The collaboration, as we tentatively call it during the interview, is one that’s run in parallel with Adrian Smith and Mike McVey. “It feels like a band effort,” says Lang, “we just made the best-looking stuff we could possibly make and just kept inspiring each other”.

The miniatures in the game are truly god-scale. They’re large and intricate, filled with tiny details that tie back to the mythology as well as the powers in the game. There are monsters from the mythology as well, which work in a similar way to Blood Rage and Rising Sun. “It’s the only mechanic I stole outright,” says Lang, “the one thing I changed – that bugged me a little bit about Rising Sun – was I didn’t want there to be a choice between whether to get a monster or to get something else with a power.” Instead, players now race towards powers, which comes with a monster. This can work as an incentive for players build up their god powers in a certain way. Despite all of the difference in the game, similarities poke through “It’s just this nice little piece of connective tissue between those three games,” says Lang.

 

So then, how does the game fit into people’s game libraries, with it being tied to the previous games in the trilogy, while being so different?

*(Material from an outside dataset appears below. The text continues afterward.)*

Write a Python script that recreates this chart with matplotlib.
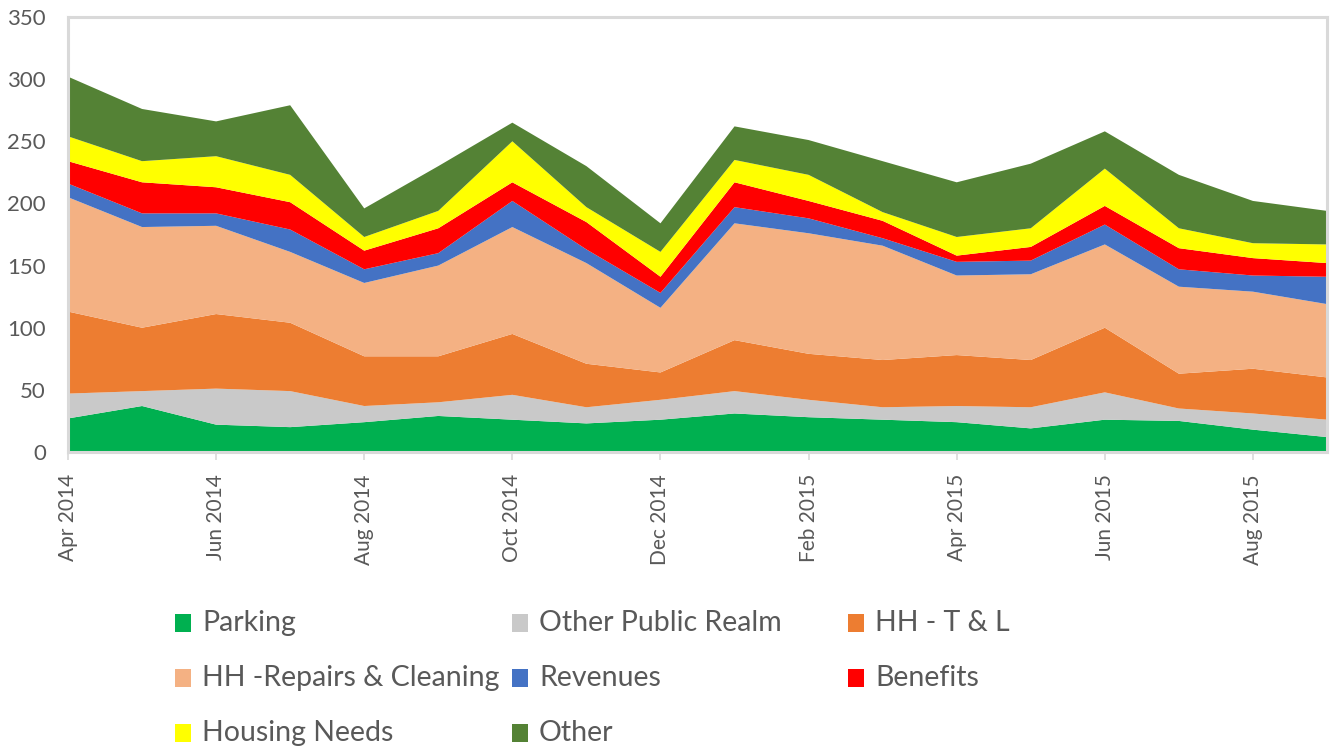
import matplotlib
matplotlib.use("Agg")
import matplotlib.pyplot as plt
from matplotlib.patches import Rectangle

months = ["Apr 2014", "May 2014", "Jun 2014", "Jul 2014", "Aug 2014", "Sep 2014",
          "Oct 2014", "Nov 2014", "Dec 2014", "Jan 2015", "Feb 2015", "Mar 2015",
          "Apr 2015", "May 2015", "Jun 2015", "Jul 2015", "Aug 2015", "Sep 2015"]

parking = [27, 37, 22, 20, 24, 29, 26, 23, 26, 31, 28, 26, 24, 19, 26, 25, 18, 12]
other_public_realm = [20, 12, 29, 29, 13, 11, 20, 13, 16, 18, 14, 10, 13, 17, 22, 10, 13, 14]
hh_tl = [66, 51, 60, 55, 40, 37, 49, 35, 22, 41, 37, 38, 41, 38, 52, 28, 36, 34]
hh_repairs = [92, 81, 71, 57, 59, 73, 86, 81, 52, 94, 97, 92, 64, 69, 67, 70, 62, 59]
revenues = [11, 11, 10, 18, 11, 10, 21, 11, 12, 13, 12, 6, 11, 11, 16, 14, 13, 22]
benefits = [18, 25, 21, 22, 15, 20, 15, 22, 13, 20, 14, 14, 5, 11, 15, 17, 14, 11]
housing_needs = [20, 17, 25, 22, 11, 14, 33, 12, 20, 18, 21, 7, 15, 15, 30, 16, 12, 15]
other = [48, 42, 28, 56, 23, 36, 15, 33, 23, 27, 28, 41, 44, 52, 30, 43, 34, 27]

series_names = ["Parking", "Other Public Realm", "HH - T & L", "HH -Repairs & Cleaning",
                "Revenues", "Benefits", "Housing Needs", "Other"]
series = [parking, other_public_realm, hh_tl, hh_repairs, revenues, benefits,
          housing_needs, other]
colors = ["#00B050", "#C9C9C9", "#ED7D31", "#F4B183", "#4472C4", "#FF0000",
          "#FFFF00", "#548235"]

plt.rcParams['font.family'] = ['Lato', 'DejaVu Sans']

W, H = 1334, 751
fig = plt.figure(figsize=(W / 100, H / 100), dpi=100)
L, R, T, B = 68, 1327, 17, 452
ax = fig.add_axes([L / W, (H - B) / H, (R - L) / W, (B - T) / H])

x = list(range(len(months)))
ax.stackplot(x, *series, colors=colors, linewidth=0, antialiased=True)

ax.set_xlim(0, len(months) - 1)
ax.set_ylim(0, 350)
ax.set_yticks(range(0, 351, 50))
ax.set_xticks(x[::2])
ax.set_xticklabels(months[::2], rotation=90, va='top', ha='center')

for s in ax.spines.values():
    s.set_color("#D9D9D9")
    s.set_linewidth(2.2)

ax.tick_params(axis='y', length=0, pad=16, labelsize=16, labelcolor="#595959")
ax.tick_params(axis='x', length=6, width=1.2, color="#D9D9D9", pad=10,
               labelsize=15, labelcolor="#595959", direction='out')

# legend drawn manually to mimic the fixed column grid
col_x = [175, 512, 848]
row_y = [623, 678, 733]
for i, (name, c) in enumerate(zip(series_names, colors)):
    r, col = divmod(i, 3)
    mx, my = col_x[col], row_y[r]
    fig.patches.append(Rectangle((mx / W, 1 - (my + 9) / H), 16 / W, 18 / H,
                                 transform=fig.transFigure, facecolor=c,
                                 edgecolor='none'))
    fig.text((mx + 27) / W, 1 - my / H, name, fontsize=20.5, color="#595959",
             va='center', ha='left')

fig.savefig("out.png", dpi=100, facecolor='white')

“My goal is that exactly 33% of players who play all three in the trilogy prefer Rising Sun, 33% prefer Blood Rage, and 33% prefer Ankh,” says Lang – aiming for a kind of perfectly proportioned trilogy. But Lang admits that no one knows how it’s going to shape up, refencing again that the depth of Ankh comes from a less guided experience and more open play, whereas the guided experience of Blood Rage and Rising Sun offer players a completely different feel.

 

What is next for Lang? Typically for a designer of his standing he is tied up with non-disclosure agreements, “I’m working on two projects  we’re not allowed to talk about because we’re talking two years in the future,” says Lang “Of course, we did announce the Cyberpunk card game at the last Gen Con – which I insisted I had to do. Originally it was going to be a co-design but then I was like ‘nah, I’ve got to do this.’ It’s one of my darling licenses. I’ve jealously kept it to myself.”

 

When pressed with the difficult question of who his favourite god is Eric thinks for a moment and I can hear him smiling down the phone.

 

“I’m not going to tell you, and the only reason is because of how gaming and the internet works. Way too much speculation. And I’ve got to save something for the Kickstarter.”